CF1780A Hayato and School

Today Hayato came home from school with homework. In the assignment, Hayato was given an array $ a $ of length $ n $ . The task was to find $ 3 $ numbers in this array whose sum is odd. At school, he claimed that there are such $ 3 $ numbers, but Hayato was not sure, so he asked you for help. Answer if there are such three numbers, and if so, output indices $ i $ , $ j $ , and $ k $ such that $ a_i + a_j + a_k $ is odd. The odd numbers are integers that are not divisible by $ 2 $ : $ 1 $ , $ 3 $ , $ 5 $ , and so on.

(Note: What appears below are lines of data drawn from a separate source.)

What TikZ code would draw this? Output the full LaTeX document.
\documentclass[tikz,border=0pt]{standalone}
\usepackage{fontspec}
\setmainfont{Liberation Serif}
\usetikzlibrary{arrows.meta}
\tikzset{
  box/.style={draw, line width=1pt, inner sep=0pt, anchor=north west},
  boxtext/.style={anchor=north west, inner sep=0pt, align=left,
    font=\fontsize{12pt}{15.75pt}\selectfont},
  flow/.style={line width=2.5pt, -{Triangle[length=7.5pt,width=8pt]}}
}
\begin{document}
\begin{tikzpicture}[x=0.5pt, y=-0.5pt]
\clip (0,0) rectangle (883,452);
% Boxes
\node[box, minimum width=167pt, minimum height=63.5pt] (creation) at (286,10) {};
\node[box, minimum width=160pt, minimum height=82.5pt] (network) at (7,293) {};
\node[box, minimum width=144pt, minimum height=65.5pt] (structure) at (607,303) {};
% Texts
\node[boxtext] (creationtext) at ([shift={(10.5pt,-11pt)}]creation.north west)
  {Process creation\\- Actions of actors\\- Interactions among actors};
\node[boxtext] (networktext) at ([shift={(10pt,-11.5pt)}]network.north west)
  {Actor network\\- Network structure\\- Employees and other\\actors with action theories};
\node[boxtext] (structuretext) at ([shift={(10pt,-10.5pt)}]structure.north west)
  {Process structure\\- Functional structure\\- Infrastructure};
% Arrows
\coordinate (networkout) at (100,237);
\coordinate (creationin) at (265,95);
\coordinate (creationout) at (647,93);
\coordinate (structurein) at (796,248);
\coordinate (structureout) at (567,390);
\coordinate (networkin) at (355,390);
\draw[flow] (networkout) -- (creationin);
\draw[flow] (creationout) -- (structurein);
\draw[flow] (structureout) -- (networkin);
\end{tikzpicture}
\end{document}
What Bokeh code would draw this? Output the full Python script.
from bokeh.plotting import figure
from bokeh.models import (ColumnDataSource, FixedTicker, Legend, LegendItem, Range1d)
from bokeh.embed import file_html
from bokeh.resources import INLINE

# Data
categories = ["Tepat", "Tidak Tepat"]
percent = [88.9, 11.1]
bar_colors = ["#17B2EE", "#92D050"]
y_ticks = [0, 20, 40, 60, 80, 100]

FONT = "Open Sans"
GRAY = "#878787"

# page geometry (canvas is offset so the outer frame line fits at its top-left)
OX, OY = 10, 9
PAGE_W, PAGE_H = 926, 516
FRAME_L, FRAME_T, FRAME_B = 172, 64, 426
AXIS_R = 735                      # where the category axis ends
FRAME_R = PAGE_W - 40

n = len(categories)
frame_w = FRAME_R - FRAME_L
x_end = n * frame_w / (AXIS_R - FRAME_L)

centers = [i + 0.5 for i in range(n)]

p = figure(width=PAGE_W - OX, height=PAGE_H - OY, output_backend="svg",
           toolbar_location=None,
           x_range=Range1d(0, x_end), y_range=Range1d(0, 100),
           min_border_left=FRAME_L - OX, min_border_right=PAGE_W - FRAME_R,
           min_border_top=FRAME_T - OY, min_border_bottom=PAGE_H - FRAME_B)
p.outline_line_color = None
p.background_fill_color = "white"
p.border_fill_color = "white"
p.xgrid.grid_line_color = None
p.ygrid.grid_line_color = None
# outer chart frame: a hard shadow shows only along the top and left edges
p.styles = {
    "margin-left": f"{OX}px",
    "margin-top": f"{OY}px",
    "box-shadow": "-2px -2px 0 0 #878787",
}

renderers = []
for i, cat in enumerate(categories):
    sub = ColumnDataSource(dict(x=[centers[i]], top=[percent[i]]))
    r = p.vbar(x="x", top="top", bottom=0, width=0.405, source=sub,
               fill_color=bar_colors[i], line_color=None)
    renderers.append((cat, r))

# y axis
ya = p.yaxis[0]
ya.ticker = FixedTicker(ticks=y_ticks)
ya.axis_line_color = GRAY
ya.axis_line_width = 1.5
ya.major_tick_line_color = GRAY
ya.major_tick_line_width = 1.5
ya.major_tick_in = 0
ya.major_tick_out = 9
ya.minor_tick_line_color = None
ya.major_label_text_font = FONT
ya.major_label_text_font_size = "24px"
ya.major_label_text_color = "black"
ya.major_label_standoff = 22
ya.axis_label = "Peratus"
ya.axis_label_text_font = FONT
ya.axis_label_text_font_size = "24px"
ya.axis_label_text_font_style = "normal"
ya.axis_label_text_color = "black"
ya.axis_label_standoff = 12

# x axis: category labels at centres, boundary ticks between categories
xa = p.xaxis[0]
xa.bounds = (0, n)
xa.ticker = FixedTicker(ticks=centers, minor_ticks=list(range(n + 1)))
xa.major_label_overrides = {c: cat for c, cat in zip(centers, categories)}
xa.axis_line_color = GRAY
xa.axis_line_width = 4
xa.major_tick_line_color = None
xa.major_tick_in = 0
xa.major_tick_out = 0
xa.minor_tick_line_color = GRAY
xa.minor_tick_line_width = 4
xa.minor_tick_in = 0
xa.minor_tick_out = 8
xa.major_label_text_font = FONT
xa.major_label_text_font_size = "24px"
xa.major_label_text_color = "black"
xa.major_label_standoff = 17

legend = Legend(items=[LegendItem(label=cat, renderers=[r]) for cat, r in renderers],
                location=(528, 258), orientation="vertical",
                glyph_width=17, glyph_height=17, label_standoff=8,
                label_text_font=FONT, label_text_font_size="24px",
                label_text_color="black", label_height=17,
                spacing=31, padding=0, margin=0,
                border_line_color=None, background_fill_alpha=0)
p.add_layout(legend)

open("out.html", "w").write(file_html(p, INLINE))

The first line contains a single integer $ t $ ( $ 1 \le t \le 10^4 $ ) — the number of test cases. For each test case, the first line contains one integer $ n $ ( $ 3 \le n \le 300 $ ) — the length of $ a $ . The second line contains $ n $ integers $ a_1, a_2, \ldots, a_n $ ( $ 1 \le a_i \le 10^5 $ ) — the array $ a $ . It is guaranteed that the sum of $ n $ over all test cases does not exceed $ 2\cdot10^5 $ .

For each test case, in the first line print one word "YES" (without quotes) if there are $ 3 $ numbers with an odd sum or "NO" (without quotes) if there are no such $ 3 $ numbers. If the answer exists, then on the second line print $ 3 $ distinct integers $ i, j, k $ ( $ 1 \le i, j, k \le n $ ) — the indices of the numbers. If there are several answers, output any.

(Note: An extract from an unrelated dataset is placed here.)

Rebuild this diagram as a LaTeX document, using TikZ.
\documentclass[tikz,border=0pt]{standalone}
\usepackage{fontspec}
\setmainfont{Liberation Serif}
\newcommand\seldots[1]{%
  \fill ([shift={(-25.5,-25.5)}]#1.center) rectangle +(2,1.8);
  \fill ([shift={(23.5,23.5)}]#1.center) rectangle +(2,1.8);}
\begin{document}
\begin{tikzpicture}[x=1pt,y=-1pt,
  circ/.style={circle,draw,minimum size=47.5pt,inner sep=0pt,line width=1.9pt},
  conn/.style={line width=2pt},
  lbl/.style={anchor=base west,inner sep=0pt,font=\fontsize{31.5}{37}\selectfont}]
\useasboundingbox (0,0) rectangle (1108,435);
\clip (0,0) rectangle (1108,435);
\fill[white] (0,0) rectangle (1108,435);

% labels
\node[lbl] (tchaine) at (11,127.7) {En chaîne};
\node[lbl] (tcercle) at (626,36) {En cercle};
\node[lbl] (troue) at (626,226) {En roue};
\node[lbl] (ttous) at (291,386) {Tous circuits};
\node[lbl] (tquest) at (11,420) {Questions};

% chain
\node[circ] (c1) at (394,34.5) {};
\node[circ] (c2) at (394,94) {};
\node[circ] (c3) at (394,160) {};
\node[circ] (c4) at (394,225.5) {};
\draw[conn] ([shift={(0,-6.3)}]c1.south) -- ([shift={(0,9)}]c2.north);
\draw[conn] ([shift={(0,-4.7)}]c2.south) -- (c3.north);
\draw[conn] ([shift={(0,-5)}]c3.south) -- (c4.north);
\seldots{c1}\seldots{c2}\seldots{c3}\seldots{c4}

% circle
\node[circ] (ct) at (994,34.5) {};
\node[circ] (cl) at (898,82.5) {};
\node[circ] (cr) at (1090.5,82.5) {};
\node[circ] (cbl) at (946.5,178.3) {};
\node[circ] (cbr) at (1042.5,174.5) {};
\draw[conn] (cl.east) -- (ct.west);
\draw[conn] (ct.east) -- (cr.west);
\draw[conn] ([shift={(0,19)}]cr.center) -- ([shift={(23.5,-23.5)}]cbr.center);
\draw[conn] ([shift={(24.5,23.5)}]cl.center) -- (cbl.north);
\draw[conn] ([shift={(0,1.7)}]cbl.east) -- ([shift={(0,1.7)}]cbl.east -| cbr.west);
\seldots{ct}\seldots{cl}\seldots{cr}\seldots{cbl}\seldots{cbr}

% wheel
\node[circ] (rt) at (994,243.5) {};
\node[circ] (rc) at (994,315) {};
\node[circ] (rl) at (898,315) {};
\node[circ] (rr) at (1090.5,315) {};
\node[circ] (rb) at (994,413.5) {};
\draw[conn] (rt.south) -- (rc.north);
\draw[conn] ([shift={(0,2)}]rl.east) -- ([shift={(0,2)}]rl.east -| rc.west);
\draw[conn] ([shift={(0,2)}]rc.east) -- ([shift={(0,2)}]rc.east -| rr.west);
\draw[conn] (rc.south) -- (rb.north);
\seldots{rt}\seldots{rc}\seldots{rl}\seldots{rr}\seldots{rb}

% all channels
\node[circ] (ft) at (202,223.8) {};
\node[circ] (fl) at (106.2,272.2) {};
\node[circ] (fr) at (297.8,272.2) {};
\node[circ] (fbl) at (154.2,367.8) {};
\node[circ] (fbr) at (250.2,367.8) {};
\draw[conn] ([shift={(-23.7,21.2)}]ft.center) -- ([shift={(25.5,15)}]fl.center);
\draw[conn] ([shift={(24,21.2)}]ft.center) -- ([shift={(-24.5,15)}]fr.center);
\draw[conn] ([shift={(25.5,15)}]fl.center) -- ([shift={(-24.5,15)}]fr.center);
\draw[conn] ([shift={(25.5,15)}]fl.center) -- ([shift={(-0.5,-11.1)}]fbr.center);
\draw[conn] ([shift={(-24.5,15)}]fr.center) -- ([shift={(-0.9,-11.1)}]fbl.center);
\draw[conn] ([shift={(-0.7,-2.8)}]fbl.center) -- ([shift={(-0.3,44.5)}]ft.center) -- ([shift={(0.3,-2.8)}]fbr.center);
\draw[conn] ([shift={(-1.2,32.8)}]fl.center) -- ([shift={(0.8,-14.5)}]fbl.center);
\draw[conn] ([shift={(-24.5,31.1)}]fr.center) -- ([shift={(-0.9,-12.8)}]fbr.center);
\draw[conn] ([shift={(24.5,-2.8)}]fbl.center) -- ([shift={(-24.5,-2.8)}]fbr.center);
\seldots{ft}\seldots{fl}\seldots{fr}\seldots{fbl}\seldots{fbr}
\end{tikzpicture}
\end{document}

In the first test case, there is one way to choose $ 3 $ numbers, and since $ 1 + 1 + 1 = 3 $ , this triple is fine for us. In the second test case, you need to choose the numbers $ 1, 2, 2 $ , since $ 1 + 2 + 2 = 5 $ . In the third test case, there is one way to choose three numbers, but $ 1 + 2 + 3 = 6 $ is an even number, so the required triple does not exist. In the fifth test case, no matter what three numbers we choose, their sum is even.